Specifically, three-binned income data at the state-level for years between 2016 and 2020 are obtained by aggregating block-level LODES income data9. Then, state-level three-binned incomes are downscaled to block-level based on the income-bin-specific block-level population weights based on LODES 2002–2015. To obtain block group-level income data, the downscaled block-level income data are aggregated to block group-level. The downscaled block/block group-level income data are compared with the actual block/block group-level LODES income data. We calculate the R2, median absolute percentage error (MdAPE), Households Placed Incorrectly (HPI), and Percent of Households Placed Incorrectly (PHPI) for each income bin and each validation year between 2016 and 2020. HPI is calculated based on the following equation:

$${\rm{HPl}}=\frac{{{\sum }}_{{i}}^{{n}}| {{r}}_{{i}}-{{a}}_{{i}}| }{2},$$

where ri and ai are the downscaled number of households and actual number of households for certain income bin at the ith block/block group, respectively.

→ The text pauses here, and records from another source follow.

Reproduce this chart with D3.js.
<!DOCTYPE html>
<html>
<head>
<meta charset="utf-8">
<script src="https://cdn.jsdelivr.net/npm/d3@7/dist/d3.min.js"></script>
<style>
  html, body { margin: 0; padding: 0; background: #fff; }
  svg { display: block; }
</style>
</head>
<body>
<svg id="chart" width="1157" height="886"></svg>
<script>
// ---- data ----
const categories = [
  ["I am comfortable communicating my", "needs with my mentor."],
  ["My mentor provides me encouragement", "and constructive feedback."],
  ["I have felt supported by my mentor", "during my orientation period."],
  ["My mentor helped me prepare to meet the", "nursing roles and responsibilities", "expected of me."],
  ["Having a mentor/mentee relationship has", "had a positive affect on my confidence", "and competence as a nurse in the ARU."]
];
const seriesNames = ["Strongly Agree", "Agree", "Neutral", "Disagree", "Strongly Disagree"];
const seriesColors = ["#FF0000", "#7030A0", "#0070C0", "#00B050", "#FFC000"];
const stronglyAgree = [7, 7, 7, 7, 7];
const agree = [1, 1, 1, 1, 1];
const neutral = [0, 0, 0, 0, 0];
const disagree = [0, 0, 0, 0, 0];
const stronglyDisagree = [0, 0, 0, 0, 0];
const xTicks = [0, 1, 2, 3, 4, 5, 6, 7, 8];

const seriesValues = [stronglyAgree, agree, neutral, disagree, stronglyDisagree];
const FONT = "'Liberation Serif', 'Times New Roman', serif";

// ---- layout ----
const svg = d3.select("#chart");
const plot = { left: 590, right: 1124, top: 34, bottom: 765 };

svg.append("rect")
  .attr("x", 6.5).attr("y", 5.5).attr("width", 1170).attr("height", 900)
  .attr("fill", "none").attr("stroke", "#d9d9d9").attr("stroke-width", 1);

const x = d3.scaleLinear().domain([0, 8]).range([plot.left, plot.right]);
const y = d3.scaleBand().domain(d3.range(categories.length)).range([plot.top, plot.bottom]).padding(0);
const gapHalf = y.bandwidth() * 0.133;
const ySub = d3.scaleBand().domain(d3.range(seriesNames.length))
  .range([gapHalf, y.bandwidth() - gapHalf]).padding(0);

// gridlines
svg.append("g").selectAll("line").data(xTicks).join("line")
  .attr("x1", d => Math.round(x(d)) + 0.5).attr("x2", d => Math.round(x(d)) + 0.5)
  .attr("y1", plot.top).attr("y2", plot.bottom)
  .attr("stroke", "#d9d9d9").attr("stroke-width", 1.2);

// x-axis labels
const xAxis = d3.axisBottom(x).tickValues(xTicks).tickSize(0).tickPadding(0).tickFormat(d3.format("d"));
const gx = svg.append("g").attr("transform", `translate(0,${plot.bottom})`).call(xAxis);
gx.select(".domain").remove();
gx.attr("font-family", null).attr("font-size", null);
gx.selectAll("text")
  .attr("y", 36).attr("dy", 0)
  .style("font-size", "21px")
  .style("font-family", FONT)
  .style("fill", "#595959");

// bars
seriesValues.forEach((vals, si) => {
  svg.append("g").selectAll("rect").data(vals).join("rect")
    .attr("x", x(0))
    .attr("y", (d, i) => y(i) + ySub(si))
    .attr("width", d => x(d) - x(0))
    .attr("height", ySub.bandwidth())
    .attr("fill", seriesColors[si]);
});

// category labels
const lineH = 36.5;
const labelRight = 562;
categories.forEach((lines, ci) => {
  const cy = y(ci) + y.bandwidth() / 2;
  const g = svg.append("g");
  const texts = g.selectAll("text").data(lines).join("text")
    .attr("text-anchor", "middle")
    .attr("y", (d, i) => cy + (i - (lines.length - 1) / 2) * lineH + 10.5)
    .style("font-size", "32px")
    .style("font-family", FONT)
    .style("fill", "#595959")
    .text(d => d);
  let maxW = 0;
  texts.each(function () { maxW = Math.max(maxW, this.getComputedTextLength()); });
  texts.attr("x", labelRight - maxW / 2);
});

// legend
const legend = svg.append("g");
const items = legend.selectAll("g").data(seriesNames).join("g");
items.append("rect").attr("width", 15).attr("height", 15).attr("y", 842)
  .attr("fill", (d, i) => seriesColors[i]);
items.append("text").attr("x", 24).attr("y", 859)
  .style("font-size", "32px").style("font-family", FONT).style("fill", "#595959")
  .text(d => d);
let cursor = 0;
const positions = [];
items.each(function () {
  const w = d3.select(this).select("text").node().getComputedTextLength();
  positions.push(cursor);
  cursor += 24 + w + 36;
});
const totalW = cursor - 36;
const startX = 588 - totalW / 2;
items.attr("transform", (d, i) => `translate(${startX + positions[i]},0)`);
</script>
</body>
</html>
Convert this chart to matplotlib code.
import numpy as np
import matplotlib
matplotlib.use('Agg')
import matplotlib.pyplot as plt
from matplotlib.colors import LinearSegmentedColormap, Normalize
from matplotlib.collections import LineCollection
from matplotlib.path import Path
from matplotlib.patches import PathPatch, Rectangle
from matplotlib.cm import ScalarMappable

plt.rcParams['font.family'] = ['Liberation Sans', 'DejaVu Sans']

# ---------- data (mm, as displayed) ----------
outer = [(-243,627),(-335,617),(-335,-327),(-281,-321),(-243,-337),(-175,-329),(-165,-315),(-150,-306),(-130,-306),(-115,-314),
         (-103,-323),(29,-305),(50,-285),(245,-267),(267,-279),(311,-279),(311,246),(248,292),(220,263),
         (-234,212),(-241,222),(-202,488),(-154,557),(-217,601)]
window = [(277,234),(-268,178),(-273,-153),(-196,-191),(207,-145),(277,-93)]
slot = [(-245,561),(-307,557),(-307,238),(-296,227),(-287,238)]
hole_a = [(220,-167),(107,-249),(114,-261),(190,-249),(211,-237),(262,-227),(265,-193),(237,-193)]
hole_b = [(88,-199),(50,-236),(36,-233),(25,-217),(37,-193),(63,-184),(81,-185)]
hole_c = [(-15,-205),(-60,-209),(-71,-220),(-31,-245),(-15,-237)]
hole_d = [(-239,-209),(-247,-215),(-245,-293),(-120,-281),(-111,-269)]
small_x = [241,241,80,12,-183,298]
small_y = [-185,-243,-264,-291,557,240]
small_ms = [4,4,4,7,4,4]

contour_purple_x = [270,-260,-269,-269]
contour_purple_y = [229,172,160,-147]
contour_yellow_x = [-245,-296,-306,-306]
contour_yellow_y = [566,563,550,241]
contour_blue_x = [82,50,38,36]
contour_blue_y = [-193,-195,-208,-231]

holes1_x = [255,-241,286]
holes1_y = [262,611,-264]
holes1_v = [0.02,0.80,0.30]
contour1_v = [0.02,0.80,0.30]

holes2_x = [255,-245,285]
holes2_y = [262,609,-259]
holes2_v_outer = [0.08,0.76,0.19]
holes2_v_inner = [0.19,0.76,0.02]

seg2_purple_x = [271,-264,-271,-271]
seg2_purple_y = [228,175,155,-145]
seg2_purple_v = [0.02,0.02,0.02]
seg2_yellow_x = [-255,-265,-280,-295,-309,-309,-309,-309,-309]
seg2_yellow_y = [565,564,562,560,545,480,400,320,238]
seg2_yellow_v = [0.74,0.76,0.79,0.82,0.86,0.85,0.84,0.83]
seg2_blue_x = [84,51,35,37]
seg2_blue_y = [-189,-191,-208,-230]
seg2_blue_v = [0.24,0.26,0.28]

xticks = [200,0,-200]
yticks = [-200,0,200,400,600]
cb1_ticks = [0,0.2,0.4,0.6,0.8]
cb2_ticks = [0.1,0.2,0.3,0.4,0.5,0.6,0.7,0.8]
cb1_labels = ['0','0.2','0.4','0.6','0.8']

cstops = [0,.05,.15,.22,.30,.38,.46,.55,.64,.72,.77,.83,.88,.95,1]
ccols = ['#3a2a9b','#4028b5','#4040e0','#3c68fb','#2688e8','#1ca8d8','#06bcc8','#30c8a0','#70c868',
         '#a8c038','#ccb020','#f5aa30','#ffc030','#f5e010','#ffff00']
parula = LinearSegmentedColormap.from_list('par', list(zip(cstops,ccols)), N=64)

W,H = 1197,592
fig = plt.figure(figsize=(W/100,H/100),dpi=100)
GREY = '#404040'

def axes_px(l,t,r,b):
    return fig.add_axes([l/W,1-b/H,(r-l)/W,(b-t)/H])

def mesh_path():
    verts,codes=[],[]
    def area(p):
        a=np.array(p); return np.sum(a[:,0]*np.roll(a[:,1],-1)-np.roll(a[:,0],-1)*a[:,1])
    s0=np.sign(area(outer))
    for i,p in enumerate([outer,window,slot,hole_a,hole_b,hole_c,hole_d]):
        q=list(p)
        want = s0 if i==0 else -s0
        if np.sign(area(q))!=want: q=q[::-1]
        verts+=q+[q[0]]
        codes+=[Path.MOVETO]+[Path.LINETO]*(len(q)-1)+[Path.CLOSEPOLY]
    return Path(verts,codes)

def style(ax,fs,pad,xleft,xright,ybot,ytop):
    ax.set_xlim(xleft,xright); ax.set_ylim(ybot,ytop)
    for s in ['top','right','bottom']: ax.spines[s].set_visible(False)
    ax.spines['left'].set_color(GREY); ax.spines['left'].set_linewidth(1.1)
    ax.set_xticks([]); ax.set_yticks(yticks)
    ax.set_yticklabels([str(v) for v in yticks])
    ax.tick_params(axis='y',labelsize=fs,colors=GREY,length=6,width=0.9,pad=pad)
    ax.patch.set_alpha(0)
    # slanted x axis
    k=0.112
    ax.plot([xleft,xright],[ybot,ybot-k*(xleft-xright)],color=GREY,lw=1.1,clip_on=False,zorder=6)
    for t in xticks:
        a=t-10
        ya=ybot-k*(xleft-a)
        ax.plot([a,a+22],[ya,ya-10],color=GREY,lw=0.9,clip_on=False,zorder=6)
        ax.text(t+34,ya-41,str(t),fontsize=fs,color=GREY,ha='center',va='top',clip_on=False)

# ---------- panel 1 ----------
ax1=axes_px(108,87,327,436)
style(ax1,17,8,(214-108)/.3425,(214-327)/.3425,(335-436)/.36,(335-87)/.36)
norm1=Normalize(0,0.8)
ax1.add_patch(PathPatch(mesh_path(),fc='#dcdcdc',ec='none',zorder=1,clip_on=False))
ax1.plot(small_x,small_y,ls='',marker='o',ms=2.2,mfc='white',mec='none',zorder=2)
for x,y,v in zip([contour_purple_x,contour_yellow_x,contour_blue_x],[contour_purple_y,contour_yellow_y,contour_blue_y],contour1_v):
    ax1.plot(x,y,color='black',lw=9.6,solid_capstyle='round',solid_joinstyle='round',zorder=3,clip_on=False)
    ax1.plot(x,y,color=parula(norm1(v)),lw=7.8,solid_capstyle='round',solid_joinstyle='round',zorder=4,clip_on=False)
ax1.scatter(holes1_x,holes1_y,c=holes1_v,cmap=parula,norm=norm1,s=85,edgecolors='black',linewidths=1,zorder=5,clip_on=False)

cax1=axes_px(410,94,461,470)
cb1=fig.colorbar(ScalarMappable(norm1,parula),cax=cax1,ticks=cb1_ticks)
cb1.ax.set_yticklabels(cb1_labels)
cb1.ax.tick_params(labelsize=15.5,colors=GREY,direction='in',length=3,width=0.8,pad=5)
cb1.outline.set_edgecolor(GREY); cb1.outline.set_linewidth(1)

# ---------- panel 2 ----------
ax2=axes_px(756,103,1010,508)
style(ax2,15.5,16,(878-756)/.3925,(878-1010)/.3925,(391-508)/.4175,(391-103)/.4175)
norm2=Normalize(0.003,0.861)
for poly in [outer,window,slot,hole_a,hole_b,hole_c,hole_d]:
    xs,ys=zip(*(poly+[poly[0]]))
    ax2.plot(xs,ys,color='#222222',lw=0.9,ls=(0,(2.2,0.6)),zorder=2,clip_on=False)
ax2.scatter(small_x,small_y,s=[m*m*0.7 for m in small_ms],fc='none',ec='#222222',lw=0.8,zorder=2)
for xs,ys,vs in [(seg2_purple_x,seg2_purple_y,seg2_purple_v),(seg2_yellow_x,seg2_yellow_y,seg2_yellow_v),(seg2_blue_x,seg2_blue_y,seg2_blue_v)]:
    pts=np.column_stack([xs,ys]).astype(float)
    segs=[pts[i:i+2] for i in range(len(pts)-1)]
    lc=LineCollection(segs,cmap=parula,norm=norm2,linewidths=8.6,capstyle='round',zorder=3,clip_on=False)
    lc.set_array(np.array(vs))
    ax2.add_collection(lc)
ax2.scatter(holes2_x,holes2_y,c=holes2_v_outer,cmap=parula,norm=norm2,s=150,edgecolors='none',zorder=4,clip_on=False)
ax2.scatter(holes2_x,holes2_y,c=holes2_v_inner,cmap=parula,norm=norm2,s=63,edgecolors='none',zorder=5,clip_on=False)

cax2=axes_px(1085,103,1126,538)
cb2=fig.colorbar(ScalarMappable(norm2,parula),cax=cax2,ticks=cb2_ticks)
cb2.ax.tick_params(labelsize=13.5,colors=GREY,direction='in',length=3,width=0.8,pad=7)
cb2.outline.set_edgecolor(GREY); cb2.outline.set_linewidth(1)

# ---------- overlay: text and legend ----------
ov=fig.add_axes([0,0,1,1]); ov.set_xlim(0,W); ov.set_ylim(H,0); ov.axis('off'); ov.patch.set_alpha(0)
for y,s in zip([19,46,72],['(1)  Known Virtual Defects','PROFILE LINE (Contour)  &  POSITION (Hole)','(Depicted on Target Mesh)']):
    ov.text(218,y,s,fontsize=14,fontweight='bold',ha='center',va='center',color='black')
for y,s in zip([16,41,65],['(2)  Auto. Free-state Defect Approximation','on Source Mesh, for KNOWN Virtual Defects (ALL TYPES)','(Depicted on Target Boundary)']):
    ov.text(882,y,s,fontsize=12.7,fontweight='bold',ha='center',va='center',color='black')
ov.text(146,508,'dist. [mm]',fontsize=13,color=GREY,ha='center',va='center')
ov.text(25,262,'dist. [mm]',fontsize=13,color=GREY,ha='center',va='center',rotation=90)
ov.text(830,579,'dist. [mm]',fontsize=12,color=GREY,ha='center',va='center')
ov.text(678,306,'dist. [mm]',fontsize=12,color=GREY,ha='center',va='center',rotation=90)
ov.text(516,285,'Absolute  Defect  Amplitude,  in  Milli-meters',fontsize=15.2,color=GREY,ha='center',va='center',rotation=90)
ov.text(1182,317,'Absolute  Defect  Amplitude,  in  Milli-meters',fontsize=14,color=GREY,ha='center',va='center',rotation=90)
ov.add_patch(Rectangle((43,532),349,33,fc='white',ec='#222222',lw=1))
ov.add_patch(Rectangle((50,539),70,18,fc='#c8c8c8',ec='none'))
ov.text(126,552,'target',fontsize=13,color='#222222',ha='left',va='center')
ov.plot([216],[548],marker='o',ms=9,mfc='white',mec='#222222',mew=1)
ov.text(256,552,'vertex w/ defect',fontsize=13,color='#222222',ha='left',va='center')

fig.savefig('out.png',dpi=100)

The division by two corrects for the double counting of the incorrectly placed households in the block/block group where they actually reside and the block/block group where they were mistakenly placed24. PHPI is calculated as the percentage of HPI over the state total number of households.

Tables 1 and 2 show the accuracy assessment results for block-level and block group-level income data, respectively. The downscaled block group-level income data outperforms the downscaled block-level income data across all validation years. In addition, these two tables demonstrate the stability of the accuracy for each income bin across different validation years, except for year 2020 where both block- and block group-level income data showed deteriorated accuracy. The observed deteriorated accuracy for 2020 can be attributed to various factors. One significant contributor is the population migrations induced by COVID-19 in 2020, which led to considerable variations in population distributions in 2020 compared with past years25. Additionally, the way the LODES data were compiled could also contribute to this deteriorated accuracy in 2020. Specifically, LODES data for 2016–2019 used the census block boundary from 2010, whereas LODES 2020 was compiled based on the census block boundary from 2020. To align the original LODES data from 2016–2019 with the 2020 census geographic boundary, the US Census Bureau employed areal interpolation11. However, this areal interpolation step could introduce additional uncertainty for those years, resulting a larger divergence from LODES 2020, which directly utilized the census block boundary of 2020.

Table 1 Accuracy assessment for downscaled block-level income data.
Table 2 Accuracy assessment for downscaled block group-level income data.

Besides accuracy assessment for historical years between 2016 and 2019 based on LODES dataset, we extend the evaluation to our income projection product in 2020 under SSP2 (Business-as-usual scenario) based on the ACS dataset. Unlike the LODES-based evaluations, the ACS-based accuracy assessment is conducted at a coarser resolution of county-level due to the high sampling errors associated with the ACS income data at finer spatial resolutions8. As ACS 1-year estimate of income for 2020 is not available due to covid26, we download ACS 2019 and ACS 2021 and then calculate their mean to represent ACS income data in 2020. Then, we aggregate our income projection in 2020 under SSP2 to the county-level, followed by the comparison with county-level ACS income data in 2020. Table 3 shows the accuracy assessment result. The result reveals that the county-level accuracy assessment exhibits superior performance, characterized by higher R2 values and lower error values.

Table 3 County-level accuracy assessment for 2020.